Go through the records line by line and work out how many lines hold the word "this". Answer with the number only.

++++ RECORD SET ++++

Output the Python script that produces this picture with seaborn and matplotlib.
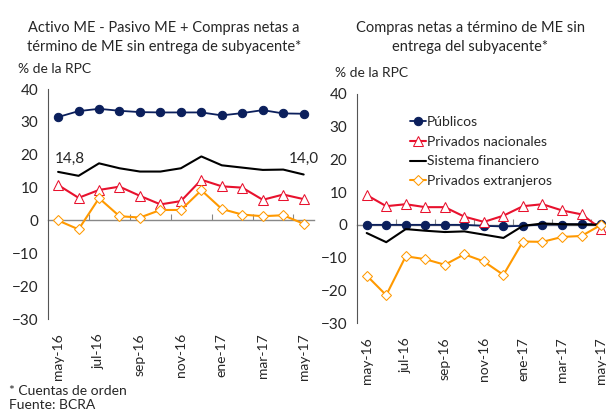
import matplotlib
matplotlib.use("Agg")
import matplotlib.pyplot as plt
import seaborn as sns

# ---------------- datos ----------------
meses = ["may-16", "jun-16", "jul-16", "ago-16", "sep-16", "oct-16", "nov-16",
         "dic-16", "ene-17", "feb-17", "mar-17", "abr-17", "may-17"]
etiquetas_x = ["may-16", "jul-16", "sep-16", "nov-16", "ene-17", "mar-17", "may-17"]

# Panel izquierdo: Activo ME - Pasivo ME + Compras netas a término
izq_publicos = [31.5, 33.3, 34.0, 33.4, 33.0, 32.9, 32.9, 32.9, 32.0, 32.7, 33.6, 32.6, 32.5]
izq_nacionales = [10.8, 6.9, 9.3, 10.3, 7.5, 4.9, 5.9, 12.4, 10.4, 10.0, 6.3, 7.9, 6.5]
izq_sistema = [14.8, 13.6, 17.4, 15.9, 14.9, 14.9, 15.9, 19.5, 16.8, 16.1, 15.4, 15.5, 14.0]
izq_extranjeros = [0.0, -2.7, 6.8, 1.3, 0.9, 3.2, 3.2, 9.2, 3.5, 1.8, 1.3, 1.6, -1.0]

# Panel derecho: Compras netas a término
der_publicos = [0.0, 0.0, 0.0, 0.0, 0.0, 0.0, -0.3, -0.5, -0.3, 0.1, 0.1, 0.2, 0.2]
der_nacionales = [9.1, 5.7, 6.3, 5.4, 5.4, 2.5, 0.9, 2.8, 5.7, 6.3, 4.4, 3.2, -1.2]
der_sistema = [-2.5, -5.3, -1.3, -1.8, -2.2, -2.0, -3.0, -4.0, -0.3, 0.4, 0.2, 0.1, 0.0]
der_extranjeros = [-15.5, -21.5, -9.6, -10.5, -12.2, -9.0, -11.2, -15.3, -5.1, -5.2, -3.7, -3.4, 0.0]

nombres = ["Públicos", "Privados nacionales", "Sistema financiero", "Privados extranjeros"]
colores = ["#0b1f5c", "#e8112d", "#000000", "#ff9900"]

sns.set_style("white")
plt.rcParams["font.family"] = ["Lato", "DejaVu Sans"]
plt.rcParams["font.size"] = 10

fig = plt.figure(figsize=(6.06, 4.12), dpi=100)
ax1 = fig.add_axes([0.079, 0.2257, 0.439, 0.558])
ax2 = fig.add_axes([0.589, 0.216, 0.419, 0.556])

pos = list(range(len(meses)))


def dibujar(ax, pub, nac, sis, ext):
    sns.lineplot(x=pos, y=pub, ax=ax, color=colores[0], lw=1.3, marker="o",
                 markersize=6, markeredgecolor=colores[0], label=nombres[0])
    sns.lineplot(x=pos, y=nac, ax=ax, color=colores[1], lw=1.5, marker="^",
                 markersize=7, markerfacecolor="white", markeredgecolor=colores[1],
                 label=nombres[1])
    sns.lineplot(x=pos, y=sis, ax=ax, color=colores[2], lw=1.5, label=nombres[2])
    sns.lineplot(x=pos, y=ext, ax=ax, color=colores[3], lw=1.5, marker="D",
                 markersize=5, markerfacecolor="white", markeredgecolor=colores[3],
                 label=nombres[3])

    ax.set_xlim(-0.5, 12.5)
    ax.set_ylim(-30, 40)
    ax.set_yticks(range(-30, 41, 10))
    ax.set_xticks(range(0, 13, 2))
    ax.set_xticklabels(etiquetas_x, rotation=90, fontsize=10)
    ax.tick_params(axis="x", length=0, pad=10)
    ax.tick_params(axis="y", length=4, width=0.8, direction="out", color="#555555",
                   labelsize=11, pad=3)
    for s in ["top", "right", "bottom"]:
        ax.spines[s].set_visible(False)
    ax.spines["left"].set_color("#555555")
    ax.spines["left"].set_linewidth(0.8)
    ax.set_xlabel("")
    ax.set_ylabel("")

    # eje en cero con marcas entre meses
    eje0 = ax.secondary_xaxis(3 / 7)
    eje0.set_xticks([1.5, 3.5, 5.5, 7.5, 9.5, 11.5])
    eje0.set_xticklabels([])
    eje0.tick_params(direction="in", length=4, color="#888888", width=0.8)
    eje0.spines["bottom"].set_color("#888888")
    eje0.spines["bottom"].set_linewidth(1.0)
    eje0.set_zorder(0)


dibujar(ax1, izq_publicos, izq_nacionales, izq_sistema, izq_extranjeros)
dibujar(ax2, der_publicos, der_nacionales, der_sistema, der_extranjeros)

ax1.get_legend().remove()
ax2.legend(loc="upper left", bbox_to_anchor=(0.677, 0.718), bbox_transform=fig.transFigure,
           frameon=False, fontsize=10, handlelength=1.1, handletextpad=0.1,
           labelspacing=0.55, borderpad=0, borderaxespad=0)

# etiquetas del sistema financiero
ax1.text(-0.15, izq_sistema[0] + 3.9, "14,8", fontsize=11, ha="left", va="center")
ax1.text(12.0, izq_sistema[-1] + 4.7, "14,0", fontsize=11, ha="center", va="center")

# títulos y textos
fig.text(0.271, 0.95, "Activo ME - Pasivo ME + Compras netas a\ntérmino de ME sin entrega de subyacente*",
         ha="center", va="top", fontsize=10.5, linespacing=1.45)
fig.text(0.776, 0.95, "Compras netas a término de ME sin\nentrega del subyacente*",
         ha="center", va="top", fontsize=10.5, linespacing=1.45)
fig.text(0.03, 0.832, "% de la RPC", fontsize=10, va="center")
fig.text(0.552, 0.822, "% de la RPC", fontsize=10, va="center")
fig.text(0.015, 0.052, "* Cuentas de orden", fontsize=10, va="center")
fig.text(0.015, 0.016, "Fuente: BCRA", fontsize=10, va="center")

fig.savefig("out.png", dpi=100)
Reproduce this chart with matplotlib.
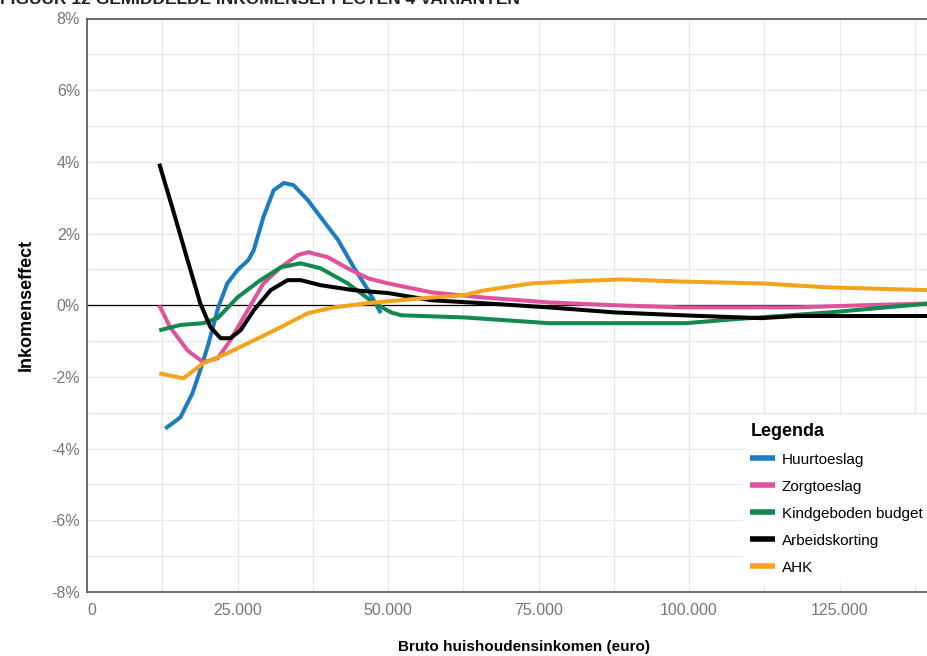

++++

- [EXERCISE SOLUTION]
2